The complex features a more spacious, 547 sq m market with 35 stalls and a 437 sq m coffee shop with 13 stalls on the ground floor.
The second storey houses an active ageing hub that consists of a senior activity centre, an eldercare centre and an open space for activities.
In 2016, Lim Ying Siang, then 41, was charged with setting fire to styrofoam boxes at the market at Block 493, with the knowledge that it would likely destroy it.
The fire in the early hours of Oct 11, 2016, razed a wet market and coffee shop to the ground, affecting the livelihood of stallholders and forcing residents to shop elsewhere. A temporary market was constructed opposite Block 495.

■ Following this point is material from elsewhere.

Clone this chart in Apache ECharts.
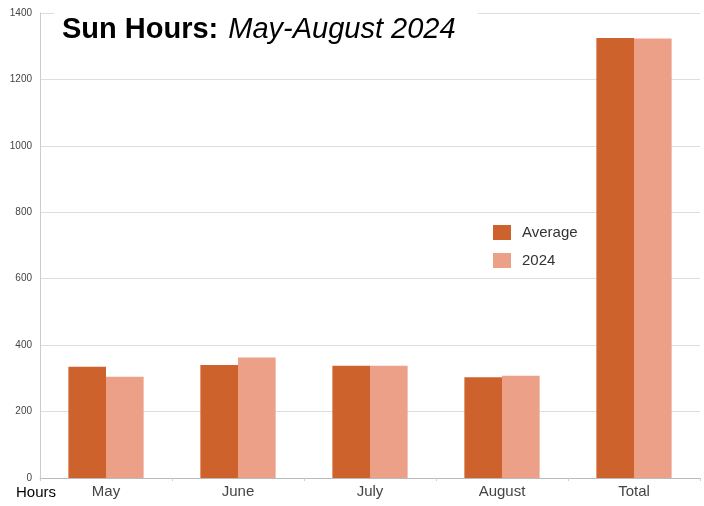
<!DOCTYPE html>
<html>
<head>
<meta charset="utf-8">
<script src="https://cdn.jsdelivr.net/npm/echarts@6/dist/echarts.min.js"></script>
<style>html,body{margin:0;padding:0;background:#fff;}#c{width:704px;height:506px;}</style>
</head>
<body>
<div id="c"></div>
<script>
const categories = ['May', 'June', 'July', 'August', 'Total'];
const averageHours = [335, 340, 338, 303, 1325];
const hours2024 = [305, 363, 338, 308, 1323];
const yTicks = [0, 200, 400, 600, 800, 1000, 1200, 1400];

const chart = echarts.init(document.getElementById('c'));
chart.setOption({
  animation: false,
  backgroundColor: '#fff',
  textStyle: { fontFamily: 'Liberation Sans, Arial, sans-serif' },
  title: {
    text: '{b|Sun Hours:}{i|May-August 2024}',
    left: 54, top: 9,
    padding: [6, 22, 8, 8],
    backgroundColor: '#fff',
    z: 10,
    textStyle: {
      fontWeight: 'normal',
      rich: {
        b: { fontSize: 29, fontWeight: 'bold', color: '#000', fontFamily: 'Liberation Sans' },
        i: { fontSize: 29, fontWeight: 'normal', fontStyle: 'italic', color: '#000', fontFamily: 'Liberation Sans', padding: [0, 0, 0, 10] }
      }
    }
  },
  legend: {
    orient: 'vertical',
    left: 488, top: 220,
    itemWidth: 18, itemHeight: 15, itemGap: 13,
    icon: 'rect',
    textStyle: { fontSize: 15, color: '#333', padding: [0, 0, 0, 6] },
    data: ['Average', '2024']
  },
  grid: { left: 40, right: 4, top: 13, bottom: 28, containLabel: false },
  xAxis: {
    type: 'category',
    data: categories,
    axisLine: { lineStyle: { color: '#bbb' } },
    axisTick: { show: true, length: 3, lineStyle: { color: '#ccc' } },
    axisLabel: { fontSize: 15, color: '#444', margin: 6 }
  },
  yAxis: {
    type: 'value',
    min: yTicks[0], max: yTicks[yTicks.length - 1], interval: 200,
    axisLine: { show: true, lineStyle: { color: '#ccc' } },
    axisTick: { show: false },
    splitLine: { lineStyle: { color: '#ddd' } },
    axisLabel: { fontSize: 10, color: '#444', margin: 8, formatter: v => String(v) }
  },
  graphic: [{
    type: 'text', left: 16, top: 485,
    style: { text: 'Hours', fontSize: 15, fill: '#000', fontFamily: 'Liberation Sans' }
  }],
  series: [
    { name: 'Average', type: 'bar', data: averageHours, barGap: '0%', barCategoryGap: '43%', itemStyle: { color: '#CD622D' } },
    { name: '2024', type: 'bar', data: hours2024, itemStyle: { color: '#ECA088' } }
  ]
});
</script>
</body>
</html>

"This project started off when we had a big problem," noted Deputy Prime Minister Tharman Shanmugaratnam, who was guest of honour at the launch of the new complex.
"But this project shows that no problem is too big when we work together with one heart."
There is an arrangement now for market stallholders to donate meat and vegetables so that volunteers can cook and serve free lunches upstairs for needy senior citizens every Thursday.
Residents said they liked the ventilation and wide corridors in the new complex.
"It is very convenient here because everything is under one roof, but some of the food prices in the coffee shop have gone up," said former taxi driver B. Tan, 76.
Some market stallholders also said their rents seemed to have gone up.
Madam Jeo Li Yan, 56, who sells meat, said her rent has risen from $800 to $1,200 a month.
Jurong GRC MP Ang Wei Neng clarified that rents per sq m have remained the same but some stall owners may be paying more because they have been allocated a larger space.
The proximity of the market to the active ageing hub, which will start operating in the second quarter of this year, not only makes various services more accessible to the elderly but also allows for collaborations.
For instance, there is an arrangement now for market stallholders to donate meat and vegetables so that volunteers can cook and serve free lunches upstairs for needy senior citizens every Thursday.
Mr Ang said: "Each stallholder will donate about $5 to $10 worth of what they are selling so that it is not a lot for each stallholder but it all adds up and enables it to be sustainable and meaningful for residents."